-- START Given material --
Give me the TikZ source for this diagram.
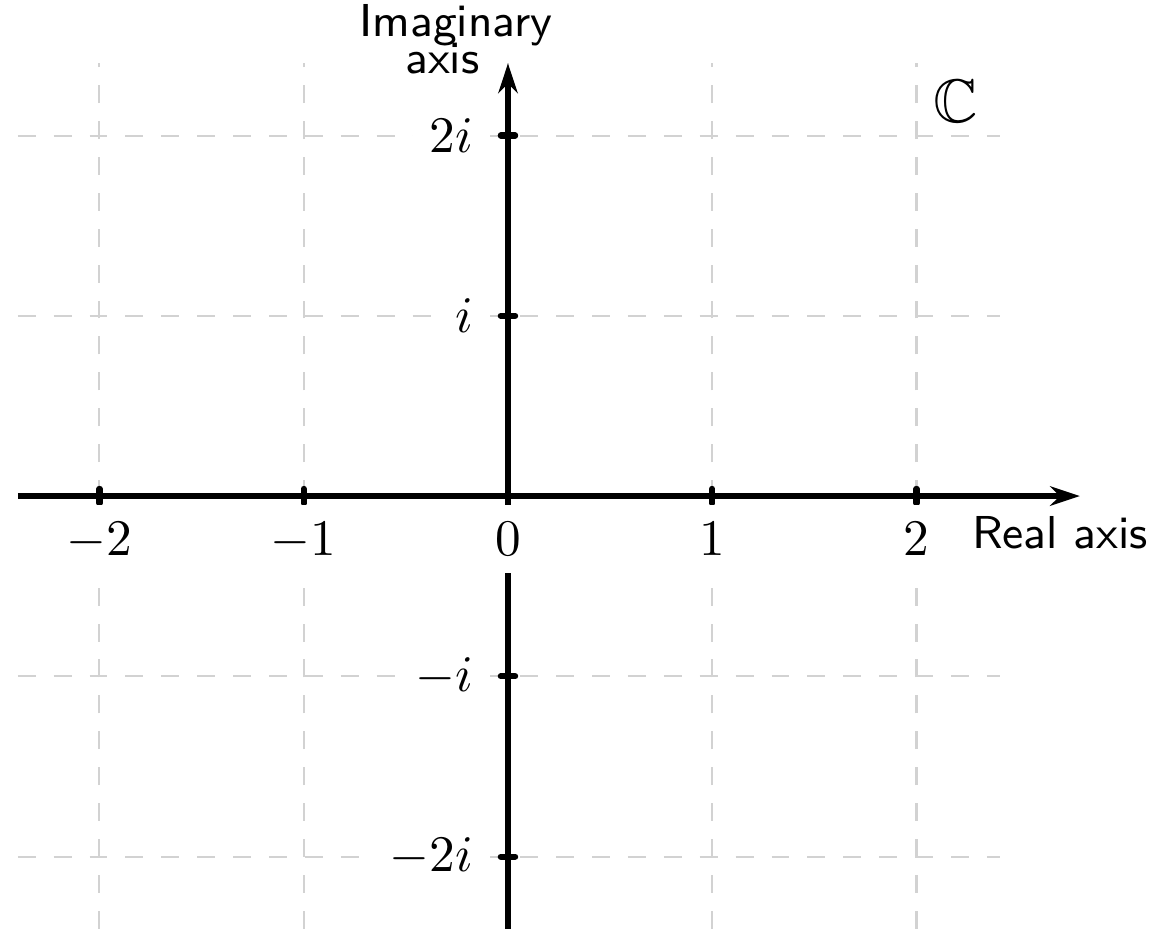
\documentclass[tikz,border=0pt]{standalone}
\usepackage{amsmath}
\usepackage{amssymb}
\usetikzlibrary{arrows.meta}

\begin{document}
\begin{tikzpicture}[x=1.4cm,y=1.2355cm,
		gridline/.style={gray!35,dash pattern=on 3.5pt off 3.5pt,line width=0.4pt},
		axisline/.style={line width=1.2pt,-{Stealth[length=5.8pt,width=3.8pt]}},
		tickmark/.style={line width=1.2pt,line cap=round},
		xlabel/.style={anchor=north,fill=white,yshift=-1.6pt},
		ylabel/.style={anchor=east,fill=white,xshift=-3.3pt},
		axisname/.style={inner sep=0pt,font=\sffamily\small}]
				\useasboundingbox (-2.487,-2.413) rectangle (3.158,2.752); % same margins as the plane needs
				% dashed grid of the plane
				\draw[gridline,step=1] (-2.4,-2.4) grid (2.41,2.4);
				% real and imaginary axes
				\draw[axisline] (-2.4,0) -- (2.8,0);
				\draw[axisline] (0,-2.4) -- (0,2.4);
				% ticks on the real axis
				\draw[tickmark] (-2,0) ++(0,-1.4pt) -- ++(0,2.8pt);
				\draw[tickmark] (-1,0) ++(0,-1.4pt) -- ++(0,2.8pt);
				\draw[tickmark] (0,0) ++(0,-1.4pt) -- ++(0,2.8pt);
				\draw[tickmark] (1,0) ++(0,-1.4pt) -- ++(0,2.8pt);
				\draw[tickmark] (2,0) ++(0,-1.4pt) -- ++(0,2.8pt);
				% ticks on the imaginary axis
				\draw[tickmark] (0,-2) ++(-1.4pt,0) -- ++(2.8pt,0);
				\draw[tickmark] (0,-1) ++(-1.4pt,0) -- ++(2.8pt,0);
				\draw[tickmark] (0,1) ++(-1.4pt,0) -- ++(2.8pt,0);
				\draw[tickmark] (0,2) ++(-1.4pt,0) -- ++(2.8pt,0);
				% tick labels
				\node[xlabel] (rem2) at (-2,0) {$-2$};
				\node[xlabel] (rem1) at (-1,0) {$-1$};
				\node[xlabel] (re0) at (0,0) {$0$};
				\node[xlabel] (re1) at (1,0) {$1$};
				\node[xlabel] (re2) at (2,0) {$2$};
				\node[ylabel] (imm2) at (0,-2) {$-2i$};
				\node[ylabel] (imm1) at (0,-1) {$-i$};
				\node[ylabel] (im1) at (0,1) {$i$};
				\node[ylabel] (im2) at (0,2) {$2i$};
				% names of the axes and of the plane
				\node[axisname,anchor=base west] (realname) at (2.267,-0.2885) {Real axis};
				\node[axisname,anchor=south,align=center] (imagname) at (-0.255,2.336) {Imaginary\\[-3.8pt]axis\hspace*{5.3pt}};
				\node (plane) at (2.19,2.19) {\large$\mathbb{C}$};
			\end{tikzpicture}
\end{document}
-- END Given material --
### Stated goal
Retype each line of the listing above word for word. Exclude the pictures.

### Output below
Give me the TikZ source for this diagram.
\documentclass[tikz,border=0pt]{standalone}
\usepackage{amsmath}
\usepackage{amssymb}
\usetikzlibrary{arrows.meta}

\begin{document}
\begin{tikzpicture}[x=1.4cm,y=1.2355cm,
		gridline/.style={gray!35,dash pattern=on 3.5pt off 3.5pt,line width=0.4pt},
		axisline/.style={line width=1.2pt,-{Stealth[length=5.8pt,width=3.8pt]}},
		tickmark/.style={line width=1.2pt,line cap=round},
		xlabel/.style={anchor=north,fill=white,yshift=-1.6pt},
		ylabel/.style={anchor=east,fill=white,xshift=-3.3pt},
		axisname/.style={inner sep=0pt,font=\sffamily\small}]
				\useasboundingbox (-2.487,-2.413) rectangle (3.158,2.752); % same margins as the plane needs
				% dashed grid of the plane
				\draw[gridline,step=1] (-2.4,-2.4) grid (2.41,2.4);
				% real and imaginary axes
				\draw[axisline] (-2.4,0) -- (2.8,0);
				\draw[axisline] (0,-2.4) -- (0,2.4);
				% ticks on the real axis
				\draw[tickmark] (-2,0) ++(0,-1.4pt) -- ++(0,2.8pt);
				\draw[tickmark] (-1,0) ++(0,-1.4pt) -- ++(0,2.8pt);
				\draw[tickmark] (0,0) ++(0,-1.4pt) -- ++(0,2.8pt);
				\draw[tickmark] (1,0) ++(0,-1.4pt) -- ++(0,2.8pt);
				\draw[tickmark] (2,0) ++(0,-1.4pt) -- ++(0,2.8pt);
				% ticks on the imaginary axis
				\draw[tickmark] (0,-2) ++(-1.4pt,0) -- ++(2.8pt,0);
				\draw[tickmark] (0,-1) ++(-1.4pt,0) -- ++(2.8pt,0);
				\draw[tickmark] (0,1) ++(-1.4pt,0) -- ++(2.8pt,0);
				\draw[tickmark] (0,2) ++(-1.4pt,0) -- ++(2.8pt,0);
				% tick labels
				\node[xlabel] (rem2) at (-2,0) {$-2$};
				\node[xlabel] (rem1) at (-1,0) {$-1$};
				\node[xlabel] (re0) at (0,0) {$0$};
				\node[xlabel] (re1) at (1,0) {$1$};
				\node[xlabel] (re2) at (2,0) {$2$};
				\node[ylabel] (imm2) at (0,-2) {$-2i$};
				\node[ylabel] (imm1) at (0,-1) {$-i$};
				\node[ylabel] (im1) at (0,1) {$i$};
				\node[ylabel] (im2) at (0,2) {$2i$};
				% names of the axes and of the plane
				\node[axisname,anchor=base west] (realname) at (2.267,-0.2885) {Real axis};
				\node[axisname,anchor=south,align=center] (imagname) at (-0.255,2.336) {Imaginary\\[-3.8pt]axis\hspace*{5.3pt}};
				\node (plane) at (2.19,2.19) {\large$\mathbb{C}$};
			\end{tikzpicture}
\end{document}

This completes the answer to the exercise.